The Indian stock markets started on a positive note and continued to trade higher for most of today's session. The indices traded well above the dotted line, except for a short dip below par in the final trading hours. However, they managed to close in the positive after the sharp correction yesterday. The market breadth was fairly even with as many declines as advances. While the BSE-Sensex closed higher by around 40 points (up 0.2%), the NSE-Nifty closed higher by around 10 points (up 0.2%). The smaller indices also had a positive day on the bourses. The BSE Mid Cap index and the BSE Small Cap closed 0.2% and 0.1% higher respectively. Most sectoral indices saw gains today with especially FMCG and consumer durables stocks. Consumer goods and IT were the top losers.
As regards global markets, Asian indices had a mixed outing today. European indices also opened the day on a mixed note. The rupee was trading at Rs 56.09 to the dollar at the time of writing.
In a further blow to the euro zone, the region's private sector as manufacturing output slowed adding to the likelihood that the region further slumps into recession. Markit's Eurozone Composite Purchasing Managers' Index (PMI), a combination of the services and manufacturing sectors held steady at 46.4 this month. The index has been below the 50 mark (separating growth from contraction) for six months, and data collator Markit suggests that this data indicates a quarterly GDP fall of 0.6%. Plus, the only hope in the region, Germany has also been recently downgraded. Moody's Investors Service changed its outlook for Germany, the Netherlands and Luxembourg to negative from stable as fallout from Europe's debt crisis cast a shadow over the euro zone's top-rated countries. This adds to the already dismal status of the peripheral nations.
Shriram Transport Finance (STFC) declared its results for the first quarter of the financial year 2011-13 (1QFY13). Net interest income fell by 1.1% YoY in 1QFY13 despite a 13.3% growth in assets under management. The institution's net interest margins (on assets under management) contracts to 7.4%, from 7.6% in 1QFY12 on increased costs of funds. Its standalone net profit fell by 7.3% YoY in 1QFY13 on account of a fall in NII and increased provisioning. This was despite a drop in taxes outlay and a rise in other income. Shriram's net Non Performing Assets ratio increased to 0.62% in 1QFY13 from 0.49% at the end of 1QFY12. Provision coverage continues to be strong at 79.7%, however this came in lower than the 81.9% levels seen last year. While disbursements of new commercial vehicles (CVs) saw a 7% fall on a YoY basis, pre-owned vehicle disbursements increased by 18% YoY. The stock closed 1.3% higher post the result.
Eclerx declared its results for the first quarter of the financial year 2011-13 (1QFY13). Consolidated net sales grew by 20.5% quarter-on-quarter (QoQ) during 1QFY13. Operating margins expanded to 39.8% during the quarter as against the 36.6% seen during the previous quarter (4QFY12). This was largely on account of decline in all the heads of expenses (as percentage of net sales) during the period.
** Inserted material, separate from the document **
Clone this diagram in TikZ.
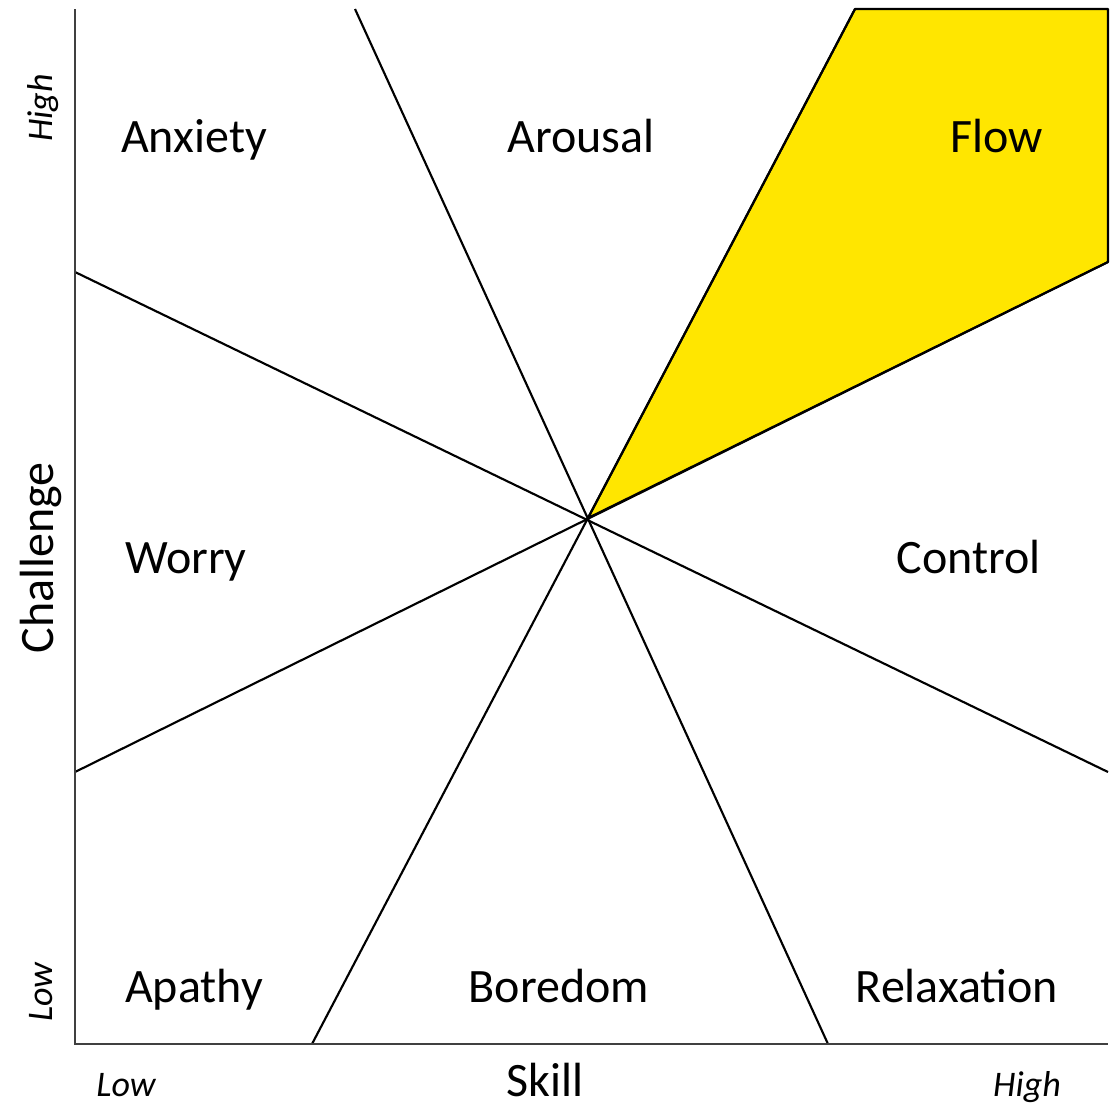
\documentclass[tikz,border=0pt]{standalone}
\usepackage{fontspec}
\setmainfont{Carlito}
\definecolor{flowyellow}{RGB}{255,230,0}

\begin{document}
\begin{tikzpicture}[x=0.75pt,y=-0.75pt,
    region/.style={font=\fontsize{36}{43}\selectfont, anchor=base, inner sep=0pt},
    level/.style={font=\fontsize{27}{32}\selectfont\itshape, anchor=base, inner sep=0pt},
    axis/.style={draw=black!75, line width=2.2pt},
    divider/.style={draw=black, line width=1.6pt},
    ]
\useasboundingbox (0,0) rectangle (1114,1104);

% corners of the frame and the centre
\coordinate (origin) at (75,1044);
\coordinate (top)    at (75,9);
\coordinate (right)  at (1108,1044);
\coordinate (c)      at (588,518);

% ends of the dividers
\coordinate (n1) at (355,9);    \coordinate (s1) at (828,1044);
\coordinate (n2) at (855,9);    \coordinate (s2) at (312,1044);
\coordinate (w1) at (75,272);   \coordinate (e1) at (1108,772);
\coordinate (w2) at (75,772);   \coordinate (e2) at (1108,262);
\coordinate (ne) at (1108,9);

% flow channel
\filldraw[fill=flowyellow, divider, line join=round] (n2) -- (ne) -- (e2) -- (c) -- cycle;

\draw[divider] (n1) -- (s1);
\draw[divider] (n2) -- (s2);
\draw[divider] (w1) -- (e1);
\draw[divider] (w2) -- (e2);

\draw[axis] (top) -- (origin) -- (right);

% regions
\node[region] (anxiety)    at (194,152)  {Anxiety};
\node[region] (arousal)    at (581,152)  {Arousal};
\node[region] (flow)       at (997,152)  {Flow};
\node[region] (worry)      at (186,573)  {Worry};
\node[region] (control)    at (969,573)  {Control};
\node[region] (apathy)     at (194,1002) {Apathy};
\node[region] (boredom)    at (559,1002) {Boredom};
\node[region] (relaxation) at (957,1002) {Relaxation};

% axes labels
\node[region, rotate=90] (challenge) at (53,558)  {Challenge};
\node[region]            (skill)     at (545,1096) {Skill};
\node[level, rotate=90]  (chigh)     at (52,108)   {High};
\node[level, rotate=90]  (clow)      at (52,992)   {Low};
\node[level]             (slow)      at (126,1096) {Low};
\node[level]             (shigh)     at (1027,1096) {High};
\end{tikzpicture}
\end{document}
Employee costs witnessed a good decline of 2.7% QoQ (as percentage of net sales) during the quarter. On the back of margin expansion at operating levels, net profit for the quarter was propelled by 62.1% Q0Q during the quarter. This was well aided by higher other income and lower effective tax rate during the quarter. The company added 8 new clients during the quarter. All in all a great financial performance caused the stock to close 11.4% higher.